Number of missingness — n_missing • Rgemini

This function checks number of missingness in a vector, or a data.frame or data table. It returns the results in exact number (percentage) or returns the index of missingness

Usage

n_missing(x, na_strings = c(""), index = FALSE)
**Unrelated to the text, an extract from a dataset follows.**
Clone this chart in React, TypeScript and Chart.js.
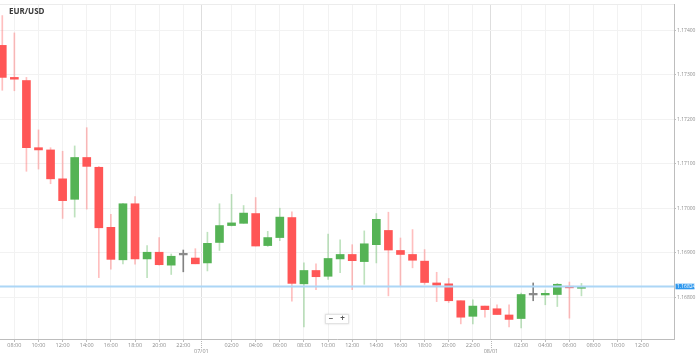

mi2(x, na_strings = c(""), index = FALSE)

Arguments

x: (vector or data.frame or data.table) the object to be checked
na_strings: (character) a character vector of strings which are to be interpreted as NA values. The default for n_missing is "", which will treat empty strings as NA.
index: (logical) If true the function returns the index of the missing values instead of the number (percentage). For vector input, a logical vector of same length will be returned. For data.frame or data.table input, the function returns a vector with length equal to the number of rows of input table and any missingness in the row will result in a returned value of TRUE for the row.

Value

(character or logical) For vector input, a character vector the same length of x where each value represents whether that particular element is missing. For data.frame or data.table input, a logical vector of which the length is the number of rows of input table and each value represents whether any element of the row is missing.

Examples

df <- data.frame(
  x = c(1, 2, NA, 4, 5),
  y = as.POSIXct(c(
    "2023-12-01 15:00", "2021-07-09 19:30", "2020-01-02 09:00",
    "1998-08-23 15:23", NA
  )),
  z = c("NA", NA, "a", " ", ""),
  v = as.Date(c("2023-10-23", "2012-06-30", NA, "2023-08-12", "2009-01-01"))
)
n_missing(df)
#>           x           y           z           v 
#> "1 (20.0%)" "1 (20.0%)" "2 (40.0%)" "1 (20.0%)" 
n_missing(df$z)
#> [1] "2 (40.0%)"
n_missing(df, na_strings = c("", "NA", " "))
#>           x           y           z           v 
#> "1 (20.0%)" "1 (20.0%)" "4 (80.0%)" "1 (20.0%)" 
n_missing(df$z, index = TRUE)
#> [1] FALSE  TRUE FALSE FALSE  TRUE
n_missing(df, na_strings = c("", "NA", " "), index = TRUE)
#> [1] TRUE TRUE TRUE TRUE TRUE